The ticket market tells an even more perilous story. Dallas alone is currently saddled with anywhere between 350,000 and 490,000 unsold tickets spread across its nine scheduled matches. Just five days before the opening ceremony, an official World Cup warm-up match involving England in Tampa drew a meager crowd of 13,000 inside a 69,000-seat stadium. More than 17,000 fans who had already purchased tickets through official channels took the drastic step of canceling their bookings entirely—a measurable, costly translation of a growing boycott movement into concrete economic action.
The deterrents driving this unprecedented drop in international attendance are well-documented. Beyond the 39-country travel ban, an ongoing visa freeze has restricted travel from nationals of up to 75 countries. A coalition of 120 civil society organizations took the extraordinary step of issuing a formal travel advisory, warning international visitors of systemic safety risks. Concurrently, major LGBTQ+ supporter groups in Germany and England announced they would not bring a visible presence to the tournament out of fear for their members’ safety.
When former FIFA presidents and Swiss legal experts who architected the organization’s internal reforms are publicly telling fans that they would be safer and have a better view watching the tournament on television, the marketing narrative of a triumphant, unified North American World Cup completely collapses.
Language Over Operational Change
FIFA possessed the luxury of time to address every single one of these emerging crises. The empty stands of 2025 provided the financial data. Human rights organizations provided detailed legal frameworks throughout the autumn and winter. Fan coalitions were actively engaged and willing to compromise on heat safety policies months ago.
Instead, the governing body responded to each successive crisis with a familiar cycle of scripted public relations: issuing boilerplate statements reaffirming their abstract commitment to human rights statutes, while ensuring that the underlying commercial model remained entirely untouched. Dynamic ticket pricing was preserved, corporate partners were protected, and the legitimate concerns of local communities and global supporters were addressed at the level of public relations rather than actual operational policy.
Tomorrow night, the football will finally begin. The lights will illuminate the historic turf of the Estadio Azteca, moving to Toronto, and on to Los Angeles. The goals will be scored, the drama will unfold, and the sheer, hypnotic brilliance of the athletes will undoubtedly captivate billions of viewers around the globe.
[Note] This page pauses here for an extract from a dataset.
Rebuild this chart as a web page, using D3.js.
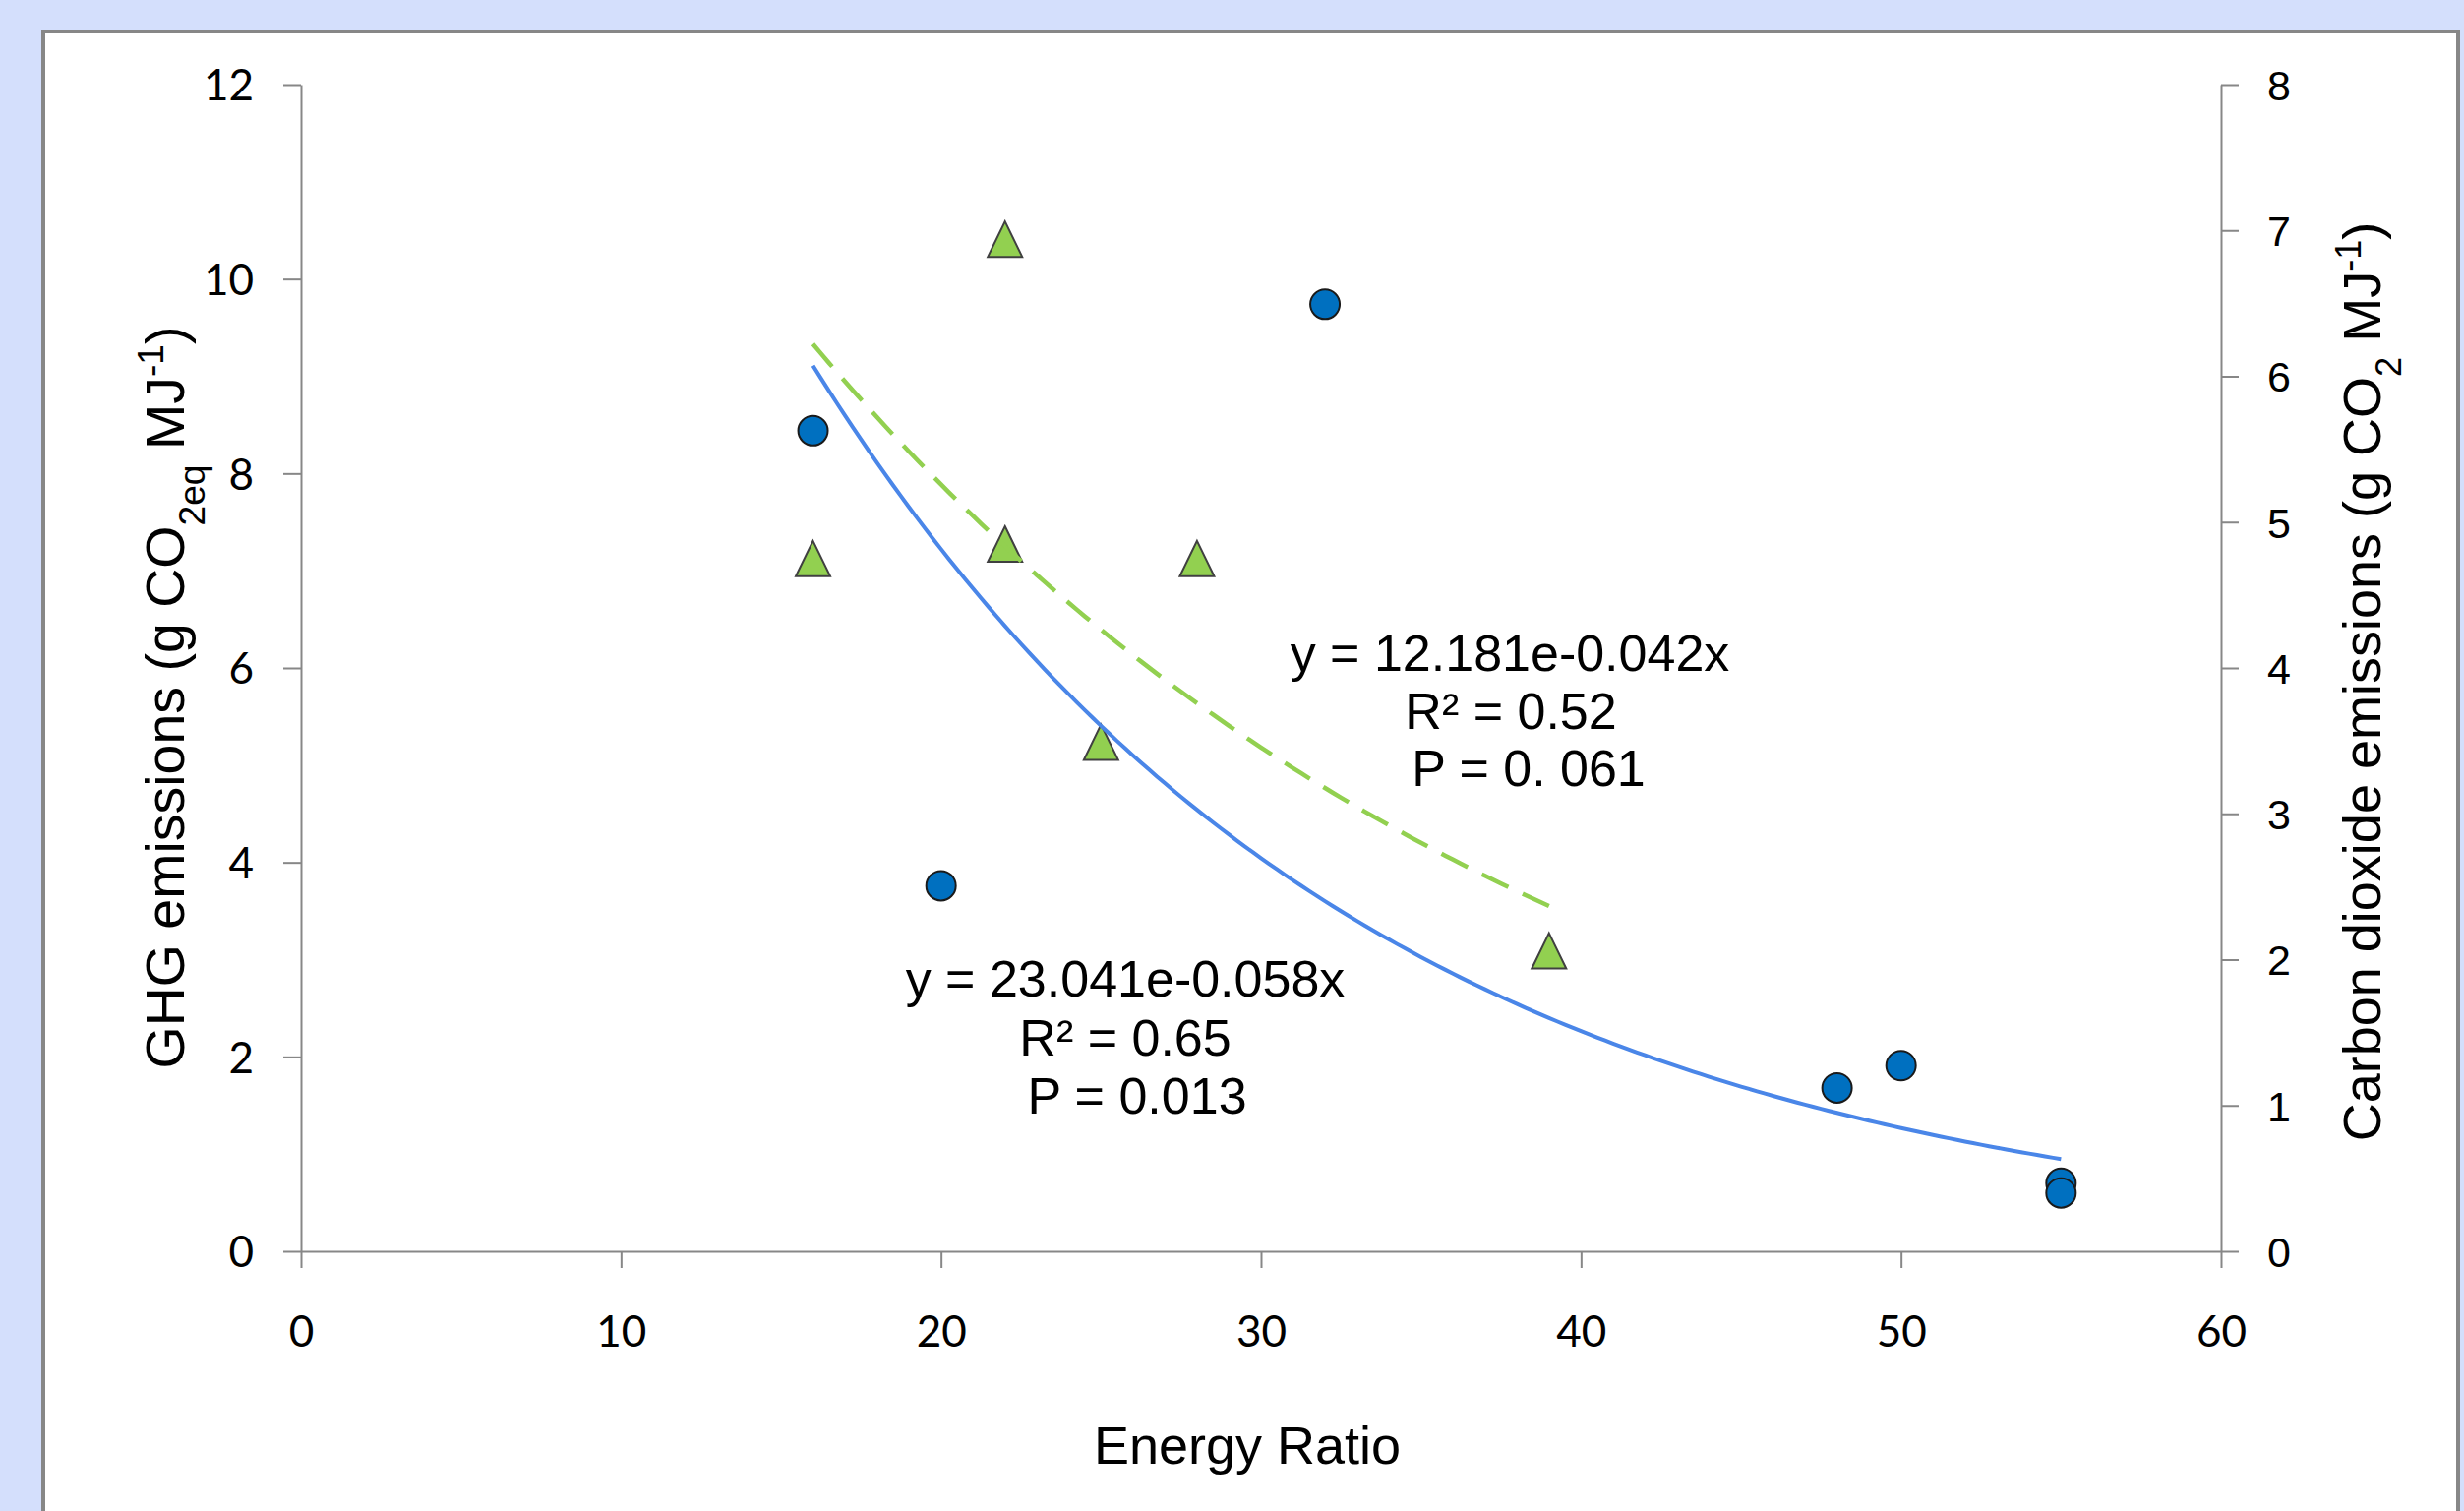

But brilliant football and an ethically, operationally sound tournament are entirely different entities. As the games play out, the structural fractures of this tournament cannot be obscured by the smoke of the opening ceremonies. The empty seats, the discriminatory travel bans, the institutional walkouts, and the thousands of canceled tickets represent a permanent stain on the administrative legacy of the 2026 World Cup—a reality that will remain stubbornly true long after the final whistle blows.